Nel villaggio non c’è il metano, la linea telefonica funziona solo nella ricezione. Ci si scalda, si cucina e si fa luce solo con l’elettricità, ma la Kek, l’impresa elettrica del Kossovo, non riesce a rifornire costantemente e così la corrente viene sospesa quasi tutti i giorni e in casa, a lume di candela e senza televisione, non rimane molto da fare. Una stufa a legna è presente in tutte le case, per potersi scaldare e per cucinare anche quando manca la corrente.
Noi non abbiamo condiviso la loro condizione, perché eravamo liberi di spostarci ovunque e lo facevamo, ma la gente di Gorazdevac ci si è comunque affezionata. I giovani parlano un po’ di inglese, i bambini parlano un po’ di italiano (alcuni molto bene) e con gli adulti comunicavamo grazie a Fabrizio e Federica che traducevano. La sera casa nostra diventava un’isola di allegria nel villaggio (cantavamo, giocavamo, parlavamo) e quando ce ne siamo andati, probabilmente a qualcuno siamo mancati.
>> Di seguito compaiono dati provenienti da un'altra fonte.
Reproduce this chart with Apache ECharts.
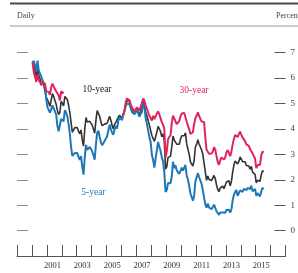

Un’esigenza molto forte era quella di comunicare col mondo esterno, che in quel momento noi rappresentavamo. La domanda ricorrente era: «Cosa ne pensi di Gorazdevac?». Una domanda a cui era difficilissimo rispondere. Ma non potevi prenderli in giro: dovevi dire loro che a Gorazdevac la situazione è molto triste. Ed immediatamente dopo ti dicevano: «Quando torni in Italia, racconta ciò che hai visto».